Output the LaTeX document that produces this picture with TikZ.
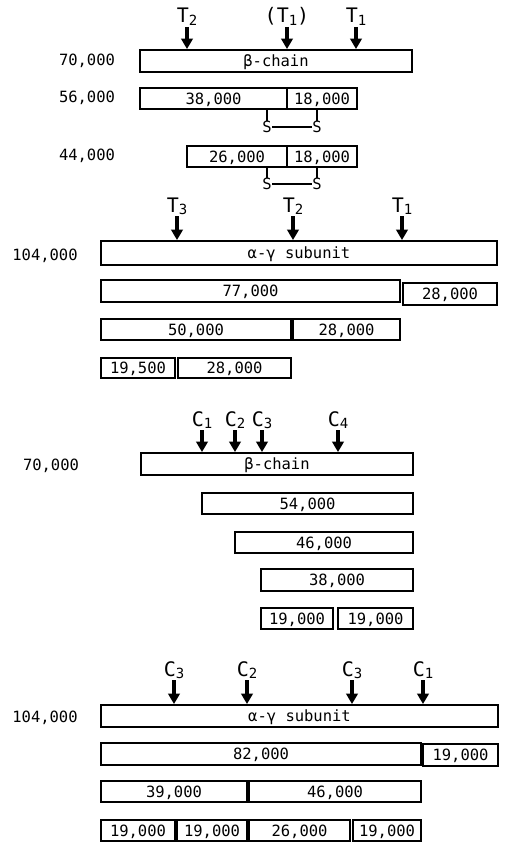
\documentclass[tikz,border=0pt]{standalone}
\usepackage{fontspec}
\setmainfont{DejaVu Sans Mono}
\newfontfamily\monofont{DejaVu Sans Mono}
\usetikzlibrary{arrows.meta}
\newcommand\numfont{\monofont\fontsize{15.5pt}{17pt}\selectfont}
\newcommand\cutfont{\monofont\fontsize{20pt}{22pt}\selectfont}
\newcommand\lowsub[1]{\raisebox{-2.5pt}{\fontsize{14pt}{14pt}\selectfont #1}}
\tikzset{
  frag/.style={draw, line width=1.9pt, rectangle, inner sep=0pt, font=\numfont,
    text height=11pt, text depth=0pt},
  mw/.style={font=\numfont, inner sep=0pt, text height=11pt, text depth=0pt},
  cutlab/.style={font=\cutfont, inner sep=0pt, anchor=base},
  cut/.style={line width=3.6pt, -{Triangle[width=11.5pt,length=10.5pt]}},
  sulfur/.style={font=\numfont, inner sep=0.5pt, text height=11pt, text depth=0pt},
  ssbond/.style={line width=1.2pt},
}
\newcommand\fragbox[6]{\node[frag, minimum width={#4-#2}, minimum height={#5-#3}] (#1) at ({(#2+#4)/2},{(#3+#5)/2}) {#6};}
\newcommand\cutarrow[5]{%
  \coordinate (#1) at (#2,#3);
  \node[cutlab] (#1lab) at (#2,{#3-4}) {#5};
  \draw[cut] (#1) -- (#1 |- #4.north);}
\begin{document}
\begin{tikzpicture}[x=1pt,y=-1pt]
\useasboundingbox (0,0) rectangle (507,843);

% ---------- Section 1: beta-chain, trypsin ----------
\fragbox{betaA}{140}{50}{412}{72}{β-chain}
\fragbox{fA38}{140}{88}{287}{109}{38,000}
\fragbox{fA18}{287}{88}{357}{109}{18,000}
\fragbox{fB26}{187}{146}{287}{167}{26,000}
\fragbox{fB18}{287}{146}{357}{167}{18,000}
\node[mw] (lA70) at (87,60) {70,000};
\node[mw] (lA56) at (87,97) {56,000};
\node[mw] (lA44) at (87,155) {44,000};
\cutarrow{aT2}{187}{27}{betaA}{T\lowsub{2}}
\cutarrow{aT1p}{287}{27}{betaA}{(T\lowsub{1})}
\cutarrow{aT1}{356}{27}{betaA}{T\lowsub{1}}
\node[sulfur] (sA1) at (267,127) {S};
\node[sulfur] (sA2) at (317,127) {S};
\node[sulfur] (sB1) at (267,184) {S};
\node[sulfur] (sB2) at (317,184) {S};
\draw[ssbond] (sA1.north) -- (sA1.north |- fA38.south);
\draw[ssbond] (sA2.north) -- (sA2.north |- fA18.south);
\draw[ssbond] (sA1.east) -- (sA2.west);
\draw[ssbond] (sB1.north) -- (sB1.north |- fB26.south);
\draw[ssbond] (sB2.north) -- (sB2.north |- fB18.south);
\draw[ssbond] (sB1.east) -- (sB2.west);

% ---------- Section 2: alpha-gamma, trypsin ----------
\fragbox{agA}{101}{241}{497}{265}{α-γ subunit}
\fragbox{fC77}{101}{280}{400}{302}{77,000}
\fragbox{fC28}{403}{283}{497}{305}{28,000}
\fragbox{fD50}{101}{319}{291}{340}{50,000}
\fragbox{fD28}{293}{319}{400}{340}{28,000}
\fragbox{fE195}{101}{358}{175}{378}{19,500}
\fragbox{fE28}{178}{358}{291}{378}{28,000}
\node[mw] (lB104) at (45,255) {104,000};
\cutarrow{aT3b}{177}{216}{agA}{T\lowsub{3}}
\cutarrow{aT2b}{293}{216}{agA}{T\lowsub{2}}
\cutarrow{aT1b}{402}{216}{agA}{T\lowsub{1}}

% ---------- Section 3: beta-chain, chymotrypsin ----------
\fragbox{betaB}{141}{453}{413}{475}{β-chain}
\fragbox{fF54}{202}{493}{413}{514}{54,000}
\fragbox{fG46}{235}{532}{413}{553}{46,000}
\fragbox{fH38}{261}{569}{413}{591}{38,000}
\fragbox{fI19a}{261}{608}{333}{629}{19,000}
\fragbox{fI19b}{338}{608}{413}{629}{19,000}
\node[mw] (lC70) at (51,465) {70,000};
\cutarrow{aC1}{202}{430}{betaB}{C\lowsub{1}}
\cutarrow{aC2}{235}{430}{betaB}{C\lowsub{2}}
\cutarrow{aC3}{262}{430}{betaB}{C\lowsub{3}}
\cutarrow{aC4}{338}{430}{betaB}{C\lowsub{4}}

% ---------- Section 4: alpha-gamma, chymotrypsin ----------
\fragbox{agB}{101}{705}{498}{727}{α-γ subunit}
\fragbox{fJ82}{101}{743}{421}{765}{82,000}
\fragbox{fJ19}{423}{744}{498}{766}{19,000}
\fragbox{fK39}{101}{781}{247}{802}{39,000}
\fragbox{fK46}{249}{781}{421}{802}{46,000}
\fragbox{fL19a}{101}{820}{175}{841}{19,000}
\fragbox{fL19b}{177}{820}{247}{841}{19,000}
\fragbox{fL26}{249}{820}{350}{841}{26,000}
\fragbox{fL19c}{353}{820}{421}{841}{19,000}
\node[mw] (lD104) at (45,717) {104,000};
\cutarrow{aC3d}{174}{680}{agB}{C\lowsub{3}}
\cutarrow{aC2d}{247}{680}{agB}{C\lowsub{2}}
\cutarrow{aC3e}{352}{680}{agB}{C\lowsub{3}}
\cutarrow{aC1d}{423}{680}{agB}{C\lowsub{1}}
\end{tikzpicture}
\end{document}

====

| Work required |
Quote each line of the listing exactly, but leave the pictures out.

| Written solution |
Output the LaTeX document that produces this picture with TikZ.
\documentclass[tikz,border=0pt]{standalone}
\usepackage{fontspec}
\setmainfont{DejaVu Sans Mono}
\newfontfamily\monofont{DejaVu Sans Mono}
\usetikzlibrary{arrows.meta}
\newcommand\numfont{\monofont\fontsize{15.5pt}{17pt}\selectfont}
\newcommand\cutfont{\monofont\fontsize{20pt}{22pt}\selectfont}
\newcommand\lowsub[1]{\raisebox{-2.5pt}{\fontsize{14pt}{14pt}\selectfont #1}}
\tikzset{
  frag/.style={draw, line width=1.9pt, rectangle, inner sep=0pt, font=\numfont,
    text height=11pt, text depth=0pt},
  mw/.style={font=\numfont, inner sep=0pt, text height=11pt, text depth=0pt},
  cutlab/.style={font=\cutfont, inner sep=0pt, anchor=base},
  cut/.style={line width=3.6pt, -{Triangle[width=11.5pt,length=10.5pt]}},
  sulfur/.style={font=\numfont, inner sep=0.5pt, text height=11pt, text depth=0pt},
  ssbond/.style={line width=1.2pt},
}
\newcommand\fragbox[6]{\node[frag, minimum width={#4-#2}, minimum height={#5-#3}] (#1) at ({(#2+#4)/2},{(#3+#5)/2}) {#6};}
\newcommand\cutarrow[5]{%
  \coordinate (#1) at (#2,#3);
  \node[cutlab] (#1lab) at (#2,{#3-4}) {#5};
  \draw[cut] (#1) -- (#1 |- #4.north);}
\begin{document}
\begin{tikzpicture}[x=1pt,y=-1pt]
\useasboundingbox (0,0) rectangle (507,843);

% ---------- Section 1: beta-chain, trypsin ----------
\fragbox{betaA}{140}{50}{412}{72}{β-chain}
\fragbox{fA38}{140}{88}{287}{109}{38,000}
\fragbox{fA18}{287}{88}{357}{109}{18,000}
\fragbox{fB26}{187}{146}{287}{167}{26,000}
\fragbox{fB18}{287}{146}{357}{167}{18,000}
\node[mw] (lA70) at (87,60) {70,000};
\node[mw] (lA56) at (87,97) {56,000};
\node[mw] (lA44) at (87,155) {44,000};
\cutarrow{aT2}{187}{27}{betaA}{T\lowsub{2}}
\cutarrow{aT1p}{287}{27}{betaA}{(T\lowsub{1})}
\cutarrow{aT1}{356}{27}{betaA}{T\lowsub{1}}
\node[sulfur] (sA1) at (267,127) {S};
\node[sulfur] (sA2) at (317,127) {S};
\node[sulfur] (sB1) at (267,184) {S};
\node[sulfur] (sB2) at (317,184) {S};
\draw[ssbond] (sA1.north) -- (sA1.north |- fA38.south);
\draw[ssbond] (sA2.north) -- (sA2.north |- fA18.south);
\draw[ssbond] (sA1.east) -- (sA2.west);
\draw[ssbond] (sB1.north) -- (sB1.north |- fB26.south);
\draw[ssbond] (sB2.north) -- (sB2.north |- fB18.south);
\draw[ssbond] (sB1.east) -- (sB2.west);

% ---------- Section 2: alpha-gamma, trypsin ----------
\fragbox{agA}{101}{241}{497}{265}{α-γ subunit}
\fragbox{fC77}{101}{280}{400}{302}{77,000}
\fragbox{fC28}{403}{283}{497}{305}{28,000}
\fragbox{fD50}{101}{319}{291}{340}{50,000}
\fragbox{fD28}{293}{319}{400}{340}{28,000}
\fragbox{fE195}{101}{358}{175}{378}{19,500}
\fragbox{fE28}{178}{358}{291}{378}{28,000}
\node[mw] (lB104) at (45,255) {104,000};
\cutarrow{aT3b}{177}{216}{agA}{T\lowsub{3}}
\cutarrow{aT2b}{293}{216}{agA}{T\lowsub{2}}
\cutarrow{aT1b}{402}{216}{agA}{T\lowsub{1}}

% ---------- Section 3: beta-chain, chymotrypsin ----------
\fragbox{betaB}{141}{453}{413}{475}{β-chain}
\fragbox{fF54}{202}{493}{413}{514}{54,000}
\fragbox{fG46}{235}{532}{413}{553}{46,000}
\fragbox{fH38}{261}{569}{413}{591}{38,000}
\fragbox{fI19a}{261}{608}{333}{629}{19,000}
\fragbox{fI19b}{338}{608}{413}{629}{19,000}
\node[mw] (lC70) at (51,465) {70,000};
\cutarrow{aC1}{202}{430}{betaB}{C\lowsub{1}}
\cutarrow{aC2}{235}{430}{betaB}{C\lowsub{2}}
\cutarrow{aC3}{262}{430}{betaB}{C\lowsub{3}}
\cutarrow{aC4}{338}{430}{betaB}{C\lowsub{4}}

% ---------- Section 4: alpha-gamma, chymotrypsin ----------
\fragbox{agB}{101}{705}{498}{727}{α-γ subunit}
\fragbox{fJ82}{101}{743}{421}{765}{82,000}
\fragbox{fJ19}{423}{744}{498}{766}{19,000}
\fragbox{fK39}{101}{781}{247}{802}{39,000}
\fragbox{fK46}{249}{781}{421}{802}{46,000}
\fragbox{fL19a}{101}{820}{175}{841}{19,000}
\fragbox{fL19b}{177}{820}{247}{841}{19,000}
\fragbox{fL26}{249}{820}{350}{841}{26,000}
\fragbox{fL19c}{353}{820}{421}{841}{19,000}
\node[mw] (lD104) at (45,717) {104,000};
\cutarrow{aC3d}{174}{680}{agB}{C\lowsub{3}}
\cutarrow{aC2d}{247}{680}{agB}{C\lowsub{2}}
\cutarrow{aC3e}{352}{680}{agB}{C\lowsub{3}}
\cutarrow{aC1d}{423}{680}{agB}{C\lowsub{1}}
\end{tikzpicture}
\end{document}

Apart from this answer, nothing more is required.